Track down each line that has the word "this" and copy it.
### Data excerpt
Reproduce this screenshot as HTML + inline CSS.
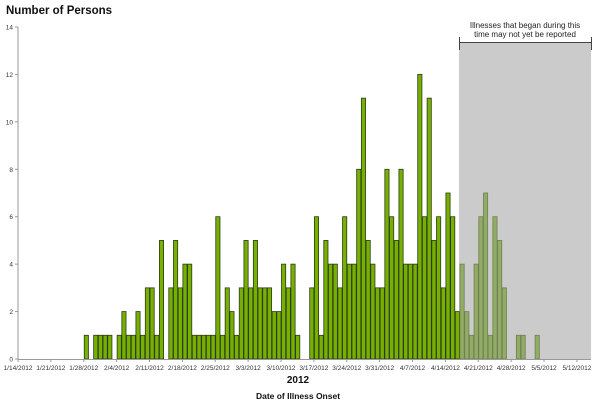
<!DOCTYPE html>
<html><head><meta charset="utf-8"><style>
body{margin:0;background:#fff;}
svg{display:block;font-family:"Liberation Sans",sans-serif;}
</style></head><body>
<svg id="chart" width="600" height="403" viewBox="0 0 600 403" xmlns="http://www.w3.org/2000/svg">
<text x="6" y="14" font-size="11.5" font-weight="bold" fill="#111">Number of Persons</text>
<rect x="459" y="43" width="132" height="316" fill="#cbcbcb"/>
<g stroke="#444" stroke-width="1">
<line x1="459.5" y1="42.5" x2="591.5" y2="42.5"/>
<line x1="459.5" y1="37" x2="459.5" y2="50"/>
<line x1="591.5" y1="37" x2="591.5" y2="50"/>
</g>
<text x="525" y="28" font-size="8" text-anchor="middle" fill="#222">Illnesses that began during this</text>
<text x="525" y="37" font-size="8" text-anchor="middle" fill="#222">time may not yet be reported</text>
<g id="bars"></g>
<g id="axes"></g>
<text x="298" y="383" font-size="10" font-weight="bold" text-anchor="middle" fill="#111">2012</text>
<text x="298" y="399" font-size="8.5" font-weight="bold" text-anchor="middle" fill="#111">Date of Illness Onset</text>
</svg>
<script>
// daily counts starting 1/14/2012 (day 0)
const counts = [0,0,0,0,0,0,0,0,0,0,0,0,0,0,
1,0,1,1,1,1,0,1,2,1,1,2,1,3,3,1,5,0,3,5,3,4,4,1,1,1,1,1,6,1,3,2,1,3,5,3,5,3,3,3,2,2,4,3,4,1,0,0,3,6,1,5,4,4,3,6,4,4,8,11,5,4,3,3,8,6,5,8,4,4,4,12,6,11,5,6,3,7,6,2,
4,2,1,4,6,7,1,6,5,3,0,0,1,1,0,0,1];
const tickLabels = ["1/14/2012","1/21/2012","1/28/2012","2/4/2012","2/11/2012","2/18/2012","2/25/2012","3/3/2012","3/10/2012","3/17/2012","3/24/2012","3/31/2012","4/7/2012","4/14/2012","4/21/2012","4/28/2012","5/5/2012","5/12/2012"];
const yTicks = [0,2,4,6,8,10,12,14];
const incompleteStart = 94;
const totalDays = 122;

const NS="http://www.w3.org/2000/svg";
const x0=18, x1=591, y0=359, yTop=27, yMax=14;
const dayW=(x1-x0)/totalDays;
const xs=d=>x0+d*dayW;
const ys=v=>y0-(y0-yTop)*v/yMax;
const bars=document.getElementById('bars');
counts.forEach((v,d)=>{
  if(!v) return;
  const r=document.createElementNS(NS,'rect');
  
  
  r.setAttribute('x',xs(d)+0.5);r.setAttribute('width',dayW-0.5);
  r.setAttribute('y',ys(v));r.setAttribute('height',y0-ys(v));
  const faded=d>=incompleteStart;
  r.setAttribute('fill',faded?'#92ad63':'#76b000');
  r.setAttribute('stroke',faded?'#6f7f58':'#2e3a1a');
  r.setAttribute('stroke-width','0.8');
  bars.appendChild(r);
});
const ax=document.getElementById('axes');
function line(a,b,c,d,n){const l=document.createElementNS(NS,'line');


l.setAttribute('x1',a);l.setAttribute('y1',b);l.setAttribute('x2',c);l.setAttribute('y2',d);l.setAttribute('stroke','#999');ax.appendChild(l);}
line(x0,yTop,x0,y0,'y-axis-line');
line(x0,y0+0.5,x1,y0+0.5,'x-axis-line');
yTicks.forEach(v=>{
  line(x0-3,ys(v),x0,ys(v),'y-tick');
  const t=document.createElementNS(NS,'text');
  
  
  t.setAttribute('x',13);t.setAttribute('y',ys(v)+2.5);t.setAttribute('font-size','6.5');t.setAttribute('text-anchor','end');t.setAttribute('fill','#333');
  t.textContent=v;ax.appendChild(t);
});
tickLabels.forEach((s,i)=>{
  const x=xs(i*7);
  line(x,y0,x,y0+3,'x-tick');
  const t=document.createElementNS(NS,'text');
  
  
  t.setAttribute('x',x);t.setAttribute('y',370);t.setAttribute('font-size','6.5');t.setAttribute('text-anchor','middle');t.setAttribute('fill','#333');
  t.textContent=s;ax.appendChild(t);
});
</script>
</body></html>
######
Task response:
Reproduce this screenshot as HTML + inline CSS.
<text x="525" y="28" font-size="8" text-anchor="middle" fill="#222">Illnesses that began during this</text>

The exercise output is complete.